L'insuccesso dell'opera genera una crisi creativa nel musicista, che solo dieci anni più tardi, nel 1932, si ripresenta al pubblico con la "Pinotta", rifacimento della sua cantata giovanile "In filanda".

Ma la crisi di Mascagni è la più generale crisi del melodramma italiano: nel 1935 arriva la sua ultima opera, il "Nerone", che mette praticamente in scena il suo ormai difficile rapporto con il pubblico: é un'opera triste, dimessa, di amara protesta e confusa tra tradizione e modernità, tanto confusa che nessun editore vorrà pubblicarla.

Dopo di questa il silenzio, Mascagni viene dimenticato e la sua morte passa quasi sotto silenzio: solo nel 1951 la sua salma viene solennemente trasportata a Livorno.


ROMA, 2 agosto 1945 - Pietro Mascagni è morto stamattina alle 7,15 in una camera dell'appartamento che dal 1935 occupava all'Albergo Plaza, in Corso Umberto.

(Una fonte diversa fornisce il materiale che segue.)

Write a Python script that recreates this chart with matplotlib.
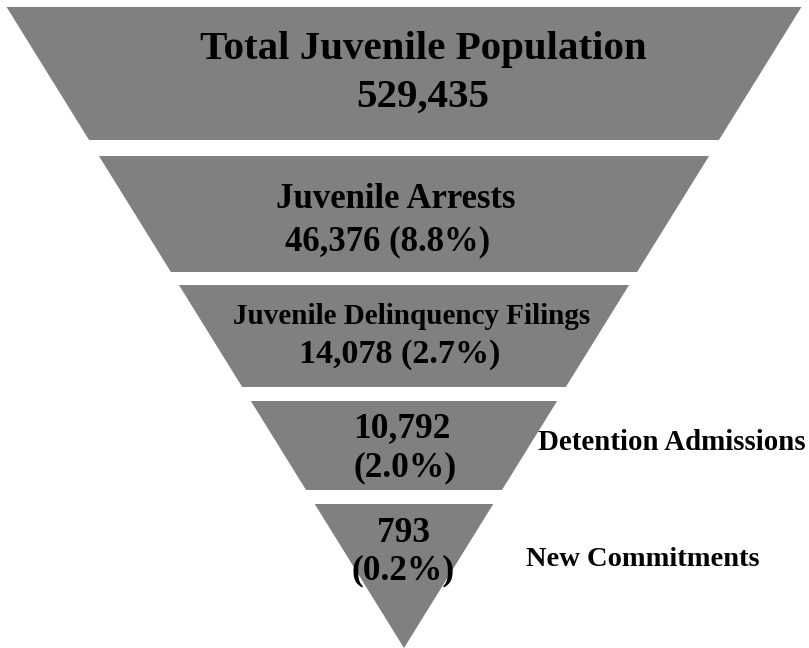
import matplotlib.pyplot as plt
from matplotlib.patches import Polygon

# funnel stages, top to bottom
stage_names = ["Total Juvenile Population", "Juvenile Arrests",
               "Juvenile Delinquency Filings", "Detention Admissions",
               "New Commitments"]
counts = [529435, 46376, 14078, 10792, 793]
shares = [None, 8.8, 2.7, 2.0, 0.2]

# band edges in pixel rows (y down), one triangle cut into pieces
band_top = [7, 156, 285, 401, 504]
band_bot = [140, 272, 387, 490, 648]
apex_x, apex_y = 404, 648
slope = 0.62

W, H = 809, 648
fig = plt.figure(figsize=(W / 100, H / 100), dpi=100)
ax = fig.add_axes([0, 0, 1, 1])
ax.set_xlim(0, W)
ax.set_ylim(H, 0)
ax.axis("off")

def half_width(y):
    return slope * (apex_y - y)

for t, b in zip(band_top, band_bot):
    pts = [(apex_x - half_width(t), t), (apex_x + half_width(t), t),
           (apex_x + half_width(b), b), (apex_x - half_width(b), b)]
    ax.add_patch(Polygon(pts, closed=True, fc="#808080", ec="none"))

font = dict(family="Liberation Serif", weight="bold", color="black",
            ha="center", va="center")

# stage 1
ax.text(423, 50, stage_names[0], fontsize=29.5, **font)
ax.text(423, 97, f"{counts[0]:,}", fontsize=29.5, **font)
# stage 2
ax.text(396, 200, stage_names[1], fontsize=25, **font)
ax.text(388, 242, f"{counts[1]:,} ({shares[1]}%)", fontsize=25, **font)
# stage 3
ax.text(412, 316, stage_names[2], fontsize=21, **font)
ax.text(400, 354, f"{counts[2]:,} ({shares[2]}%)", fontsize=24.5, **font)
# stage 4, name outside
ax.text(402, 429, f"{counts[3]:,}", fontsize=25.5, **font)
ax.text(405, 468, f"({shares[3]}%)", fontsize=25.5, **font)
ax.text(538, 443, stage_names[3], fontsize=20.8, family="Liberation Serif",
        weight="bold", ha="left", va="center")
# stage 5, name outside
ax.text(404, 533, f"{counts[4]:,}", fontsize=25.5, **font)
ax.text(403, 571, f"({shares[4]}%)", fontsize=25.5, **font)
ax.text(526, 560, stage_names[4], fontsize=20.5, family="Liberation Serif",
        weight="bold", ha="left", va="center")

fig.savefig("out.png", dpi=100)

Aveva 82 anni essendo nato a Livorno il 7 dicembre del 1863. L'illustre maestro era da anni sofferente di arteriosclerosi e costretto a vivere in una poltrona, ma nonostante le sue condizioni si fossero aggravate in questi ultimi giorni per una sopraggiunta broncopolmonite, e nonostante la tarda età, tutti si auguravano che la forte fibra potesse resistere aiutata dal cuore gagliardo e dalle premurose cure dei sanitari. Nella notte di mercoledì invece le sue condizioni si erano sempre più aggravate tanto che si credeva non potesse vedere l'alba. Alle 7,15 di giovedì Pietro Mascagni ha chiuso per sempre gli occhi tra le braccia della consorte Donna Lina Carbognani, concludendo la sua lunga vita di lavoro e di trionfi.

Pietro Mascagni ha mantenuto fino all'ultimo perfetta lucidità di mente, calma e serenità in ogni momento, anche per non impressionare i famigliari che lo assistevano. Prima di spirare ha benedetto la moglie, la figlia, il nipote e gli altri famigliari suscitando in tutti la più profonda commozione.